What is required >> Can you copy out the data exactly? Leave the images out.

Information provided >>
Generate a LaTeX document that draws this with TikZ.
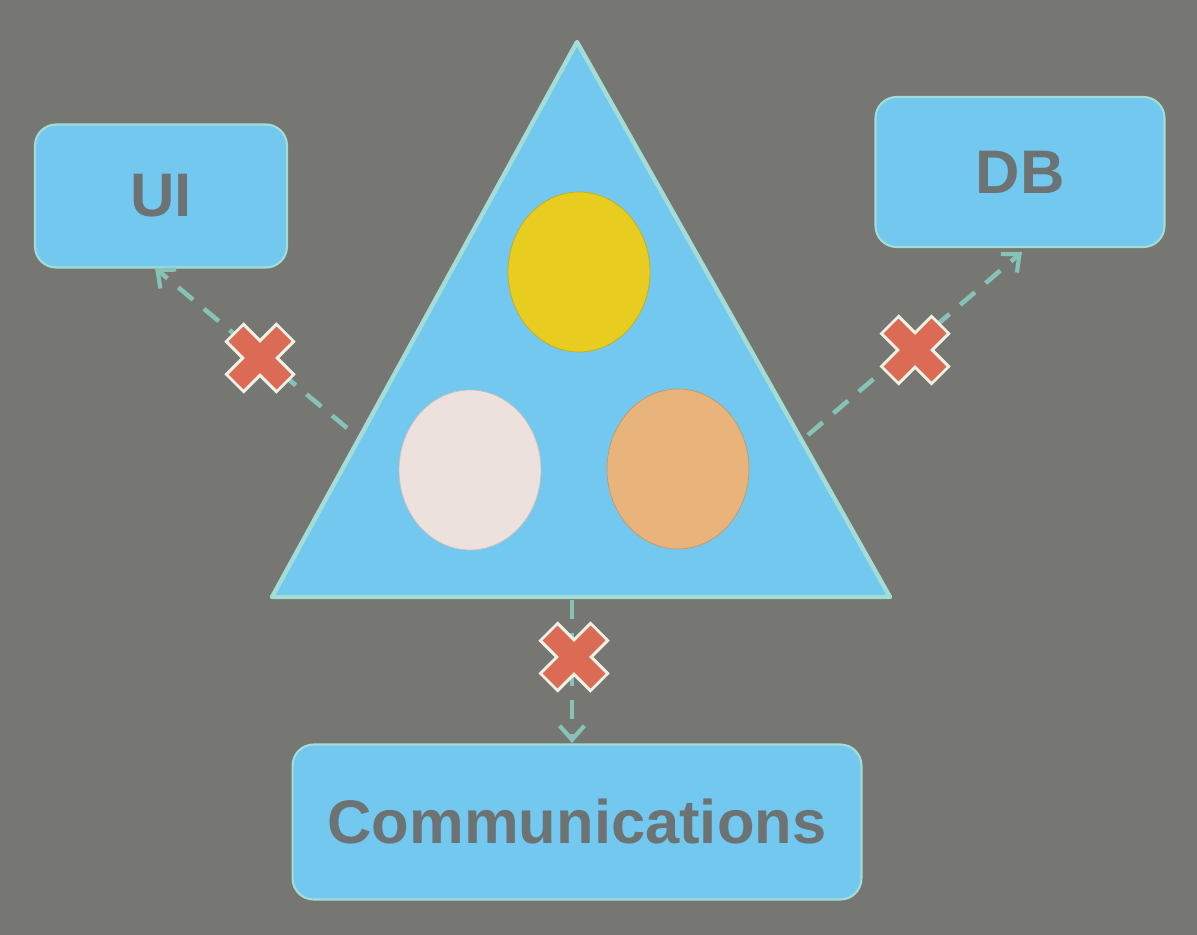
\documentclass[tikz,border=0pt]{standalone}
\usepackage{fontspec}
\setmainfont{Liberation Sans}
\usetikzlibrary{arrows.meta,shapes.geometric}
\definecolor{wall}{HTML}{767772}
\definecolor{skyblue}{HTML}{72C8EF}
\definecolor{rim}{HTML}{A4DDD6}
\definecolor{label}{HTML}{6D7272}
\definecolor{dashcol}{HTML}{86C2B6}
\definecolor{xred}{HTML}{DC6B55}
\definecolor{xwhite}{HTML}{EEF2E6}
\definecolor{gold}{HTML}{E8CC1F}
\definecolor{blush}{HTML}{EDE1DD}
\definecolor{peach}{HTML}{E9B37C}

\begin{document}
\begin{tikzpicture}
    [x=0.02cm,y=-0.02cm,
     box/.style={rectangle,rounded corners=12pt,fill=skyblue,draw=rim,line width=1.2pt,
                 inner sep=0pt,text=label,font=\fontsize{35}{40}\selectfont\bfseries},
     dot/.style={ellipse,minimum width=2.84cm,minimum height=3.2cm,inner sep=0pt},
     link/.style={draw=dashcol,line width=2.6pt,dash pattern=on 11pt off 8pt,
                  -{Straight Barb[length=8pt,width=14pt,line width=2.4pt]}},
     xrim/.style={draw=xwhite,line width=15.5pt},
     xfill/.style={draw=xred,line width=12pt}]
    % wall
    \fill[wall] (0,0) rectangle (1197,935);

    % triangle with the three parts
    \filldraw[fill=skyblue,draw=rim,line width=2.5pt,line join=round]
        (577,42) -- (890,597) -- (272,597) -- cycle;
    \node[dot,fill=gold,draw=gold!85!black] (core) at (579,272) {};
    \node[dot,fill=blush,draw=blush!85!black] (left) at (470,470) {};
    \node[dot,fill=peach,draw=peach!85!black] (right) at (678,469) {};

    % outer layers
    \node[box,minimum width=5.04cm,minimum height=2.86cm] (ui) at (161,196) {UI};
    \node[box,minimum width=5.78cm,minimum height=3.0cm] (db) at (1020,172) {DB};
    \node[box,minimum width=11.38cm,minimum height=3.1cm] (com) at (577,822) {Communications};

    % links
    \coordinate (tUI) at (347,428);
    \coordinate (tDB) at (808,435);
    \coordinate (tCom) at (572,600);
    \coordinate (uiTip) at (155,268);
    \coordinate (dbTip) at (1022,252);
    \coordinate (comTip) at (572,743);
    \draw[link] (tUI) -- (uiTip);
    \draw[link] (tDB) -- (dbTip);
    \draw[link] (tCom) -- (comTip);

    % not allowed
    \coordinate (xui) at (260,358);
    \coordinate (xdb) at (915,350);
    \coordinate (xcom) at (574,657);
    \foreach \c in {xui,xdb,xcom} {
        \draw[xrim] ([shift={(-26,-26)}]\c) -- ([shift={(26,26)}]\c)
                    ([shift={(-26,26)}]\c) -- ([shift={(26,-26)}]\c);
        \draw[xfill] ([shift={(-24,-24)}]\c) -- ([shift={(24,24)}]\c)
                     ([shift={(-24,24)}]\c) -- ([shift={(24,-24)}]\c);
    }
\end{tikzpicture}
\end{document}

Exercise result >>
Generate a LaTeX document that draws this with TikZ.
\documentclass[tikz,border=0pt]{standalone}
\usepackage{fontspec}
\setmainfont{Liberation Sans}
\usetikzlibrary{arrows.meta,shapes.geometric}
\definecolor{wall}{HTML}{767772}
\definecolor{skyblue}{HTML}{72C8EF}
\definecolor{rim}{HTML}{A4DDD6}
\definecolor{label}{HTML}{6D7272}
\definecolor{dashcol}{HTML}{86C2B6}
\definecolor{xred}{HTML}{DC6B55}
\definecolor{xwhite}{HTML}{EEF2E6}
\definecolor{gold}{HTML}{E8CC1F}
\definecolor{blush}{HTML}{EDE1DD}
\definecolor{peach}{HTML}{E9B37C}

\begin{document}
\begin{tikzpicture}
    [x=0.02cm,y=-0.02cm,
     box/.style={rectangle,rounded corners=12pt,fill=skyblue,draw=rim,line width=1.2pt,
                 inner sep=0pt,text=label,font=\fontsize{35}{40}\selectfont\bfseries},
     dot/.style={ellipse,minimum width=2.84cm,minimum height=3.2cm,inner sep=0pt},
     link/.style={draw=dashcol,line width=2.6pt,dash pattern=on 11pt off 8pt,
                  -{Straight Barb[length=8pt,width=14pt,line width=2.4pt]}},
     xrim/.style={draw=xwhite,line width=15.5pt},
     xfill/.style={draw=xred,line width=12pt}]
    % wall
    \fill[wall] (0,0) rectangle (1197,935);

    % triangle with the three parts
    \filldraw[fill=skyblue,draw=rim,line width=2.5pt,line join=round]
        (577,42) -- (890,597) -- (272,597) -- cycle;
    \node[dot,fill=gold,draw=gold!85!black] (core) at (579,272) {};
    \node[dot,fill=blush,draw=blush!85!black] (left) at (470,470) {};
    \node[dot,fill=peach,draw=peach!85!black] (right) at (678,469) {};

    % outer layers
    \node[box,minimum width=5.04cm,minimum height=2.86cm] (ui) at (161,196) {UI};
    \node[box,minimum width=5.78cm,minimum height=3.0cm] (db) at (1020,172) {DB};
    \node[box,minimum width=11.38cm,minimum height=3.1cm] (com) at (577,822) {Communications};

    % links
    \coordinate (tUI) at (347,428);
    \coordinate (tDB) at (808,435);
    \coordinate (tCom) at (572,600);
    \coordinate (uiTip) at (155,268);
    \coordinate (dbTip) at (1022,252);
    \coordinate (comTip) at (572,743);
    \draw[link] (tUI) -- (uiTip);
    \draw[link] (tDB) -- (dbTip);
    \draw[link] (tCom) -- (comTip);

    % not allowed
    \coordinate (xui) at (260,358);
    \coordinate (xdb) at (915,350);
    \coordinate (xcom) at (574,657);
    \foreach \c in {xui,xdb,xcom} {
        \draw[xrim] ([shift={(-26,-26)}]\c) -- ([shift={(26,26)}]\c)
                    ([shift={(-26,26)}]\c) -- ([shift={(26,-26)}]\c);
        \draw[xfill] ([shift={(-24,-24)}]\c) -- ([shift={(24,24)}]\c)
                     ([shift={(-24,24)}]\c) -- ([shift={(24,-24)}]\c);
    }
\end{tikzpicture}
\end{document}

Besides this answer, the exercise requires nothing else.